-- BEGIN --

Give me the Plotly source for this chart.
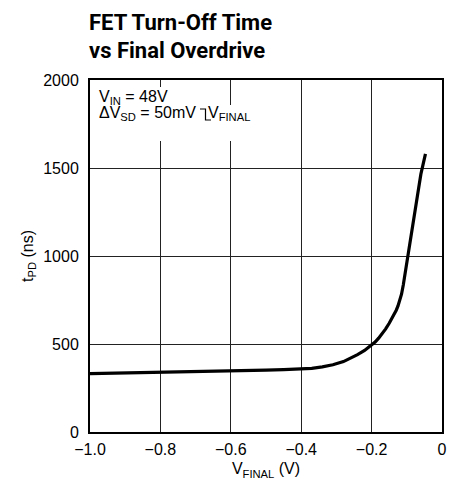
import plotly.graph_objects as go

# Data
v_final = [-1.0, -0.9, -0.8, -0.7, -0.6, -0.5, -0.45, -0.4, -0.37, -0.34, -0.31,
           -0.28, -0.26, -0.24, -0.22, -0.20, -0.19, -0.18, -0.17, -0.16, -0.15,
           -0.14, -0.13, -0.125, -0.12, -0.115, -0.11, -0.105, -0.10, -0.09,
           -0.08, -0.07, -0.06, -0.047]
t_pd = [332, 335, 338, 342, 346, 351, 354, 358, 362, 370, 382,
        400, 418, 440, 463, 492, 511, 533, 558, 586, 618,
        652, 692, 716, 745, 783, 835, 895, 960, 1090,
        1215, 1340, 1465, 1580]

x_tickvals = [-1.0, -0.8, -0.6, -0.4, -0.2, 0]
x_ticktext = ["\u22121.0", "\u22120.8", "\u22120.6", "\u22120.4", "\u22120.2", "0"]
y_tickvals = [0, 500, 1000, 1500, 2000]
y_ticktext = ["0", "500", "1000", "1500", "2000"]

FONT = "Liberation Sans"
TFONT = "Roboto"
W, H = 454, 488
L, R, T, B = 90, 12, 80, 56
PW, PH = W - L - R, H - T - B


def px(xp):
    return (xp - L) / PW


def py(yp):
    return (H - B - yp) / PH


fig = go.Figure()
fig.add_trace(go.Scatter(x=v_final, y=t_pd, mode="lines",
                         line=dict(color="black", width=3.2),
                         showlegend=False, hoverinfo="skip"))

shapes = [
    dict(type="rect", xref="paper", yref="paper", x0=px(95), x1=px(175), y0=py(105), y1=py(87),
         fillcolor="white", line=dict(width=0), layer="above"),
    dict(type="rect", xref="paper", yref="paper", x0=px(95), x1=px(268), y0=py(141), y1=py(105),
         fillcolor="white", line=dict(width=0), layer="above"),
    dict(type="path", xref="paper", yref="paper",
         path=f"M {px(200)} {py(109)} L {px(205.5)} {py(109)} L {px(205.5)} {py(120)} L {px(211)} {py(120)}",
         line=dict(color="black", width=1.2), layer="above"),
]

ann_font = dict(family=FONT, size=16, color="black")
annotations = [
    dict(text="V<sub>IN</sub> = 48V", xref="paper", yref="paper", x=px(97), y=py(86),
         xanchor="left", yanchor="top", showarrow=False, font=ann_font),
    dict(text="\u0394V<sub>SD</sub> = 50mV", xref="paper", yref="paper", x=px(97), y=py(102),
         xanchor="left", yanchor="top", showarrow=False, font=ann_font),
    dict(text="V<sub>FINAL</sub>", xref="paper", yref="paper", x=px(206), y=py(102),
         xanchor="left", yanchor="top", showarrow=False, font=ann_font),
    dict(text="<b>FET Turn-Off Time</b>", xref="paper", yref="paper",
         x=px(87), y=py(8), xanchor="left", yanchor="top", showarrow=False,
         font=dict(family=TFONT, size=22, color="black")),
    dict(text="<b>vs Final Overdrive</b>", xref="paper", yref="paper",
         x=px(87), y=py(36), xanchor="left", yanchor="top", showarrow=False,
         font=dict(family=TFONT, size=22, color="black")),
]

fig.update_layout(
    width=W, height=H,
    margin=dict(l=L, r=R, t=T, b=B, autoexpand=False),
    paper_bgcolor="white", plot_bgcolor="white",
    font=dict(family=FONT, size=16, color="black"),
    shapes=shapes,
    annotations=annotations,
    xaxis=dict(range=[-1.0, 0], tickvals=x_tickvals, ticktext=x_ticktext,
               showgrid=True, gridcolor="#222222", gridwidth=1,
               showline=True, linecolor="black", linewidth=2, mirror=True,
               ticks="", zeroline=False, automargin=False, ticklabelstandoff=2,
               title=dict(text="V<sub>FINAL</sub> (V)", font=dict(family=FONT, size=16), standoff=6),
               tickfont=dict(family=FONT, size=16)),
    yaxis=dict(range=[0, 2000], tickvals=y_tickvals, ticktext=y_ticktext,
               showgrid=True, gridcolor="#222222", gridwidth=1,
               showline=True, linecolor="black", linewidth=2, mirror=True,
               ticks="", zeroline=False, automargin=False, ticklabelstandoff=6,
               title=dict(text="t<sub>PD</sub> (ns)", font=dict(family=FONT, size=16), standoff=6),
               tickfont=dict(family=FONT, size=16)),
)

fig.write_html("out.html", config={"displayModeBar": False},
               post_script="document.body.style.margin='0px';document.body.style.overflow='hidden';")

-- END --

> WRITTEN PROBLEM: Set down again, exactly, the lines of the material above from its first line to the one with "return (H - B - yp) / PH", inclusive. Leave the pictures out.

> TASK SOLUTION:
Give me the Plotly source for this chart.
import plotly.graph_objects as go

# Data
v_final = [-1.0, -0.9, -0.8, -0.7, -0.6, -0.5, -0.45, -0.4, -0.37, -0.34, -0.31,
           -0.28, -0.26, -0.24, -0.22, -0.20, -0.19, -0.18, -0.17, -0.16, -0.15,
           -0.14, -0.13, -0.125, -0.12, -0.115, -0.11, -0.105, -0.10, -0.09,
           -0.08, -0.07, -0.06, -0.047]
t_pd = [332, 335, 338, 342, 346, 351, 354, 358, 362, 370, 382,
        400, 418, 440, 463, 492, 511, 533, 558, 586, 618,
        652, 692, 716, 745, 783, 835, 895, 960, 1090,
        1215, 1340, 1465, 1580]

x_tickvals = [-1.0, -0.8, -0.6, -0.4, -0.2, 0]
x_ticktext = ["\u22121.0", "\u22120.8", "\u22120.6", "\u22120.4", "\u22120.2", "0"]
y_tickvals = [0, 500, 1000, 1500, 2000]
y_ticktext = ["0", "500", "1000", "1500", "2000"]

FONT = "Liberation Sans"
TFONT = "Roboto"
W, H = 454, 488
L, R, T, B = 90, 12, 80, 56
PW, PH = W - L - R, H - T - B


def px(xp):
    return (xp - L) / PW


def py(yp):
    return (H - B - yp) / PH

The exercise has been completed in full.